Los pastores no olvidarían nunca lo que vivieron en esa velada. Nada les hacía presagiar, cuando comenzaron una noche más de trabajo, las maravillas de las que iban a ser testigos. Un ángel se les había aparecido y juntos habían ido a adorar al Mesías recién nacido. Por eso, no extraña lo que se recoge al final del relato, después de haber estado con la Sagrada Familia: «Reconocieron las cosas que les habían sido anunciadas sobre este niño. Y todos los que lo oyeron se maravillaron de cuanto los pastores les habían dicho» (Lc 2,17-18).

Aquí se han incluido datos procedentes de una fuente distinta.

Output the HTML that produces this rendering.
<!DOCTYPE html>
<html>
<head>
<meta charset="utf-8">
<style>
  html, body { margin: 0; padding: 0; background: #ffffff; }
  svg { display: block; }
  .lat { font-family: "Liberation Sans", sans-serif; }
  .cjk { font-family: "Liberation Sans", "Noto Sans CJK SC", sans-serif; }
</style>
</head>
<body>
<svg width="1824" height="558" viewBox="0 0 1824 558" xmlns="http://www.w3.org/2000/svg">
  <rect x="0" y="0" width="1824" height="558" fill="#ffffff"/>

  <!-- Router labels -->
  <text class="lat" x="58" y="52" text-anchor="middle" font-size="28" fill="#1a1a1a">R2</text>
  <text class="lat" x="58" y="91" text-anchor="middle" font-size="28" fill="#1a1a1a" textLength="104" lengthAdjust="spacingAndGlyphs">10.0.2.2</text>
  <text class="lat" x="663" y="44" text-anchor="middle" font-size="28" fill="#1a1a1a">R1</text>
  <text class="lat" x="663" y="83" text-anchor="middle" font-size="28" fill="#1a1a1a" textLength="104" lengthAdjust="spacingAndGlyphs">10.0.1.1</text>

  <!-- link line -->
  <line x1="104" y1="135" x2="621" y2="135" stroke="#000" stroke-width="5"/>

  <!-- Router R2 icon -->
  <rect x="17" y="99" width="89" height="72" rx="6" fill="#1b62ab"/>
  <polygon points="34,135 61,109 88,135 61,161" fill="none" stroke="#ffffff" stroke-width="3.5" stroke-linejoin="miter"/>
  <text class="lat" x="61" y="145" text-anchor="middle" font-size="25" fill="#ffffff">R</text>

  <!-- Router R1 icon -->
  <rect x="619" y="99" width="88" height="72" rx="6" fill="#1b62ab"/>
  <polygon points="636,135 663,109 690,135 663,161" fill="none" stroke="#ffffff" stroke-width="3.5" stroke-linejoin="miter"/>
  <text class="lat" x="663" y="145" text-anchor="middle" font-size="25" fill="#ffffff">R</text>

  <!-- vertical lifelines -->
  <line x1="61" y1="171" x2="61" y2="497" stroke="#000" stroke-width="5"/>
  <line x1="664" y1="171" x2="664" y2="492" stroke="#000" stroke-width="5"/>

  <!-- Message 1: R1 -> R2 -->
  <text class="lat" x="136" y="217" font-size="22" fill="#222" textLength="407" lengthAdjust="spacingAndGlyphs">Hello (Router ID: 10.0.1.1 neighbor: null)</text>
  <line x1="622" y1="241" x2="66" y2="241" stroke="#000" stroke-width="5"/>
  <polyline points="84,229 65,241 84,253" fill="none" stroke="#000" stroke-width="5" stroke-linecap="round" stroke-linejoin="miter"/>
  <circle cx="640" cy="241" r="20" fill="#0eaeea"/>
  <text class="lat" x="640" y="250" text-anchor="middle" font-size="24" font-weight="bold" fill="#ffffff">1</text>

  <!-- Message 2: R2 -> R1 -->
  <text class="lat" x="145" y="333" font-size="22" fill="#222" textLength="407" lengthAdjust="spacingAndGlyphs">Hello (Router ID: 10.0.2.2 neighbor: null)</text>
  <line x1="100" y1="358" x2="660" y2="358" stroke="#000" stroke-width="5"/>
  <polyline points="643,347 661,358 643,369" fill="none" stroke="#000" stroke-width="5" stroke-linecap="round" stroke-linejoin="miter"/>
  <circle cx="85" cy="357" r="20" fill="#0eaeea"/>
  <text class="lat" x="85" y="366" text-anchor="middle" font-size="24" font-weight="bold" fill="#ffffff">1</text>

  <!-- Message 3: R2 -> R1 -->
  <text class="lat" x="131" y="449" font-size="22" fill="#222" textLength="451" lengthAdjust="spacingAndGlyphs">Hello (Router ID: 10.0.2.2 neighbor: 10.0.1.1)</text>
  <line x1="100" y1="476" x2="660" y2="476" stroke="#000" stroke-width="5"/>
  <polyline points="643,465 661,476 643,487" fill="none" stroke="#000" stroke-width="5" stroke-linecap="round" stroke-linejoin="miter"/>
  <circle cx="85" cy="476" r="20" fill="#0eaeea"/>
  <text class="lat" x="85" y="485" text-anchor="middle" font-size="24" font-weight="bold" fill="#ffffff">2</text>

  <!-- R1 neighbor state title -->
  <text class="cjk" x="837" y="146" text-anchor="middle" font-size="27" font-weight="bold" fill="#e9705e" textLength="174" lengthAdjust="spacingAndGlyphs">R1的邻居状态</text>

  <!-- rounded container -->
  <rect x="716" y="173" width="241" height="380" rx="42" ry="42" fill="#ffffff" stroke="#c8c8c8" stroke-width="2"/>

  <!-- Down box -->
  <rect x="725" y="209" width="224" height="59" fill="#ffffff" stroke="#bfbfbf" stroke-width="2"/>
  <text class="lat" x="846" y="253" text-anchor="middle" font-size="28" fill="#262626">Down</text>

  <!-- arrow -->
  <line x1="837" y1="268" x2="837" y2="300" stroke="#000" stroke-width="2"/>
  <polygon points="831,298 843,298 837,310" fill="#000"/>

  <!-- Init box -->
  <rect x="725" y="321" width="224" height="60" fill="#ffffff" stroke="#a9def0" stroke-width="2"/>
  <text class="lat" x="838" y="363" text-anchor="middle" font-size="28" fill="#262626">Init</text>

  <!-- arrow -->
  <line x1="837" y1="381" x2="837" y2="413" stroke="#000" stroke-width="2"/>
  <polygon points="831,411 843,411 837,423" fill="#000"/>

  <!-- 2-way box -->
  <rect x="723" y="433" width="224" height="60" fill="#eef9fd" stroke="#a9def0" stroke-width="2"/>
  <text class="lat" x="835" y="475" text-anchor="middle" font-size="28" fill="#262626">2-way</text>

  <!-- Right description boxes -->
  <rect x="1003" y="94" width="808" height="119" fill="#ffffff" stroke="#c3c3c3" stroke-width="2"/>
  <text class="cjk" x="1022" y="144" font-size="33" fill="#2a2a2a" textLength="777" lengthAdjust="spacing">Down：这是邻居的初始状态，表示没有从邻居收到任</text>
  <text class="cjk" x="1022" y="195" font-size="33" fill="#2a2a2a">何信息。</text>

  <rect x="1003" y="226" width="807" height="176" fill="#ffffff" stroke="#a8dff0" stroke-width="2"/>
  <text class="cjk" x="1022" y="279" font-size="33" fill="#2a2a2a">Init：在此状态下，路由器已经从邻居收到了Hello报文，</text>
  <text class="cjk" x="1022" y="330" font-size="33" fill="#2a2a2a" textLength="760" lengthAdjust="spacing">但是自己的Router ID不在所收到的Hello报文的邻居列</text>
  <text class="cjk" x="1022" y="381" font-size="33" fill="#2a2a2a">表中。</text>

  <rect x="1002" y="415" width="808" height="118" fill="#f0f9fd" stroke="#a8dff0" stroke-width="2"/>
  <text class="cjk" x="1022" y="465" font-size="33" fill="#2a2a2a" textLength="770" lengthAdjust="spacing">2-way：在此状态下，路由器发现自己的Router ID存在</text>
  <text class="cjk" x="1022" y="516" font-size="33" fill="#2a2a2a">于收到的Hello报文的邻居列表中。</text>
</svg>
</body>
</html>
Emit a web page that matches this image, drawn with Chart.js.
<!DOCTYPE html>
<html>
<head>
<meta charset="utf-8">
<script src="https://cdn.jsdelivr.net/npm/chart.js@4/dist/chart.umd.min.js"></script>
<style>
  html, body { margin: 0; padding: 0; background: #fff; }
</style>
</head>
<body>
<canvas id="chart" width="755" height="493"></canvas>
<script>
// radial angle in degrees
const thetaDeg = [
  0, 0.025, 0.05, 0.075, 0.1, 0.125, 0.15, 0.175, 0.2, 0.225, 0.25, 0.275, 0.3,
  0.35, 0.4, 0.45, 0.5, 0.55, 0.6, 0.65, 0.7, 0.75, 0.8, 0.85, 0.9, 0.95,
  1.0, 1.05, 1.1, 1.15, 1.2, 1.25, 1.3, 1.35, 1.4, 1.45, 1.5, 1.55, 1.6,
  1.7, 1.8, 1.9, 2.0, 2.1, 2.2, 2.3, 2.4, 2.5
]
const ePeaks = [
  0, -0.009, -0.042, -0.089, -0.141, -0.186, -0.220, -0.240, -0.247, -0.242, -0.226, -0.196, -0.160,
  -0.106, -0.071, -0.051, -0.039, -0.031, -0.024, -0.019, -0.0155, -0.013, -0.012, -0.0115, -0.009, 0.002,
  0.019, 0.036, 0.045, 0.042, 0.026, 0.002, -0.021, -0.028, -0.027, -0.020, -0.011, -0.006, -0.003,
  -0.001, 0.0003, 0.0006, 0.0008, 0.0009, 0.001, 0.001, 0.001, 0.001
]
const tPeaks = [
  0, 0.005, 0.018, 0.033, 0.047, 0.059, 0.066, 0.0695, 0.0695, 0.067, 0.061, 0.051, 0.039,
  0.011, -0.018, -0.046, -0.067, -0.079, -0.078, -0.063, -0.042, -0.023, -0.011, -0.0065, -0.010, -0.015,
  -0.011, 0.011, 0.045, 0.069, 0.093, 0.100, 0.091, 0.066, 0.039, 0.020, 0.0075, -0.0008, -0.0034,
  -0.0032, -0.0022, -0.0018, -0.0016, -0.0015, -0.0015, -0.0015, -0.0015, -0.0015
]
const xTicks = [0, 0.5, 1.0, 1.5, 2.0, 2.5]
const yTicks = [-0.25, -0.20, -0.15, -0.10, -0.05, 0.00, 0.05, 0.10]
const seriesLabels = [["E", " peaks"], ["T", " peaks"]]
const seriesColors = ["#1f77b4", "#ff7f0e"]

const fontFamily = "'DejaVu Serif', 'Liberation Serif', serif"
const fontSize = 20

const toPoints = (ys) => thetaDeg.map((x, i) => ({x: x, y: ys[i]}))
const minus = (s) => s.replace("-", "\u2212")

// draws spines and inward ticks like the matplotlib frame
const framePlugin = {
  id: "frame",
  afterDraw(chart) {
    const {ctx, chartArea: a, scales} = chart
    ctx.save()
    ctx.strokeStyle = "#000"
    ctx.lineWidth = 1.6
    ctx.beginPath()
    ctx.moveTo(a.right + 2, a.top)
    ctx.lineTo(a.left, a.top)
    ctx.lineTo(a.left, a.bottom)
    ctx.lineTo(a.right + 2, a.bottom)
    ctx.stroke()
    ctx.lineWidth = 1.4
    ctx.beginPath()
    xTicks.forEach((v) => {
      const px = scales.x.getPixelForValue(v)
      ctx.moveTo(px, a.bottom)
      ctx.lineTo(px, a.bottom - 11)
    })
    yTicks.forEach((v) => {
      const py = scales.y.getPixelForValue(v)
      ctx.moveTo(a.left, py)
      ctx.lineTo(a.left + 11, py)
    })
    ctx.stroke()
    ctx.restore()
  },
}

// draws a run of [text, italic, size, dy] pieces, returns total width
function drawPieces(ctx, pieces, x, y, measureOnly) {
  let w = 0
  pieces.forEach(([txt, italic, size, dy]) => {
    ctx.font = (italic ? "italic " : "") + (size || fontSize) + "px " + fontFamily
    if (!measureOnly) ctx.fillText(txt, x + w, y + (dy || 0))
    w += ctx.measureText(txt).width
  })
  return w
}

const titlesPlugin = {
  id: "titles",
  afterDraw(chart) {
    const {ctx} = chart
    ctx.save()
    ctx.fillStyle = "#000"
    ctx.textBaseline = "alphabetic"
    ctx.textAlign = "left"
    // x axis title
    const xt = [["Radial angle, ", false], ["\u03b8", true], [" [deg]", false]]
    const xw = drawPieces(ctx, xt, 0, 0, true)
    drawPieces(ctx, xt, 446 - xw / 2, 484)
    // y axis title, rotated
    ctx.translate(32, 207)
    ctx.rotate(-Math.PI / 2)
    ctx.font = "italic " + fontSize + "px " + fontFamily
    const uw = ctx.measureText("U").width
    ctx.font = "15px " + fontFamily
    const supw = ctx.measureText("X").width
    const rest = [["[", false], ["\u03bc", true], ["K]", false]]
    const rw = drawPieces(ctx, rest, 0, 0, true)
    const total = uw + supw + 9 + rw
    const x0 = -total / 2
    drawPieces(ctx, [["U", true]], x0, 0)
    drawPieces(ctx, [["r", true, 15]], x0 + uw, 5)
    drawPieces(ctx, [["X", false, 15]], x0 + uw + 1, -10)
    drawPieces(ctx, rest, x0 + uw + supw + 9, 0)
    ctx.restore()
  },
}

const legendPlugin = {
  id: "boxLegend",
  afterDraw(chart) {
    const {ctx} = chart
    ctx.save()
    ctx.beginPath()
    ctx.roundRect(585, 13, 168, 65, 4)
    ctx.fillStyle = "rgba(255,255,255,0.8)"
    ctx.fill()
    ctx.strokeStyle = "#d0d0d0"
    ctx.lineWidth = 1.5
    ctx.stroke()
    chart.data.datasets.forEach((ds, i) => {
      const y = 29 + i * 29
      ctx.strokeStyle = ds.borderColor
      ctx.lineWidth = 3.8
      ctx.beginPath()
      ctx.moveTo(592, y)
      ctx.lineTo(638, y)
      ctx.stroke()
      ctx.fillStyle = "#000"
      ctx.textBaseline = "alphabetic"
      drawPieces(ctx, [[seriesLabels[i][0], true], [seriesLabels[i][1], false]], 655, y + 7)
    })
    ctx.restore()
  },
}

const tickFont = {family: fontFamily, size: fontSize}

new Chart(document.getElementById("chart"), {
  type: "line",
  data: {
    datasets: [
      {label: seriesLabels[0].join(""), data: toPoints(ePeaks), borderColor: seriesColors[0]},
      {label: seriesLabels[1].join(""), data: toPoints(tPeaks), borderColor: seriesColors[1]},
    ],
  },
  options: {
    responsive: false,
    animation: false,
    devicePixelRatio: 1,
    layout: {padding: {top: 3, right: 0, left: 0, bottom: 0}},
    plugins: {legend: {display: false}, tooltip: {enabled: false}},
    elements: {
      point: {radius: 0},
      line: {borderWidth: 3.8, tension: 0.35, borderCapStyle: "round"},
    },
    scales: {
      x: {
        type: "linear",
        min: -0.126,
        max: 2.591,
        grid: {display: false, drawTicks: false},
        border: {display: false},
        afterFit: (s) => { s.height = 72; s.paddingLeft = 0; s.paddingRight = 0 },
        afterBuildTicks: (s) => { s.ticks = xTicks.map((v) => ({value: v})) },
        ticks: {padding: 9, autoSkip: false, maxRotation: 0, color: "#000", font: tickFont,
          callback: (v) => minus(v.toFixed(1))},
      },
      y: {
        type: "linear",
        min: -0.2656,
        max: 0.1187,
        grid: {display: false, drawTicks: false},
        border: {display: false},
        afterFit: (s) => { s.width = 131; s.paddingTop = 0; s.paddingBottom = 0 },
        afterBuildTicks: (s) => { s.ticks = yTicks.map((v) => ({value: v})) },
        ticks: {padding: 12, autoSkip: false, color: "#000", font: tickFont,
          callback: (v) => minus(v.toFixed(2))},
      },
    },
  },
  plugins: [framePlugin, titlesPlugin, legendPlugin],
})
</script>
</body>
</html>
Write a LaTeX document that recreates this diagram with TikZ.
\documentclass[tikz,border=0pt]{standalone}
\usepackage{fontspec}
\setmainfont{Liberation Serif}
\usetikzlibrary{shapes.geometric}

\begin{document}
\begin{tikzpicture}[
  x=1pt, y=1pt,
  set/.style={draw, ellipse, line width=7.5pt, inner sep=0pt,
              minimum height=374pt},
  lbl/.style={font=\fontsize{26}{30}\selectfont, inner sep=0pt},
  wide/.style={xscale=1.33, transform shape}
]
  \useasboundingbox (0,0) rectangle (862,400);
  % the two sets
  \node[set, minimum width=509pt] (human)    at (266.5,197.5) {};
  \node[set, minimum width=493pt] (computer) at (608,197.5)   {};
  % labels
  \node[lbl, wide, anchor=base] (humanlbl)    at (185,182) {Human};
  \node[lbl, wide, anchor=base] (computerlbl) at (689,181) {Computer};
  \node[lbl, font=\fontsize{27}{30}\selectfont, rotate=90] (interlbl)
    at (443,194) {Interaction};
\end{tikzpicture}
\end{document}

Esos hombres sencillos, acostumbrados solamente a lidiar con los animales más despreciados, se han convertido en anunciadores de la venida del Salvador. Ver al niño ha obrado en ellos un cambio que, a primera vista, parecía imposible. Ellos no habían recibido una formación específica para proclamar la Palabra, y probablemente sus conocimientos de las Escrituras fueran bastante limitados. Pero es precisamente en la sencillez de los pastores donde se hizo viva la potencia del Señor, «porque lo necio de Dios es más sabio que los hombres, y lo débil de Dios es más fuerte que los hombres» (1Cor 1,25). Los pastores no necesitaban de grandes dotes para hablar del niño: bastaba transmitir el encuentro personal que habían tenido con él.
[1] Cfr. Michele Loconsole, Quando è nato Gesù?, Ediciones San Pablo, 2011.
[2] Benedicto XVI, Ángelus, 31-X-2010.
[3] Francisco, Audiencia, 22-XII-2021.
[4] Es Cristo que pasa, n. 3.
[5] Francisco, Homilía 24-XII-2018.
[6] San Josemaría, Meditación, 6-I-1956.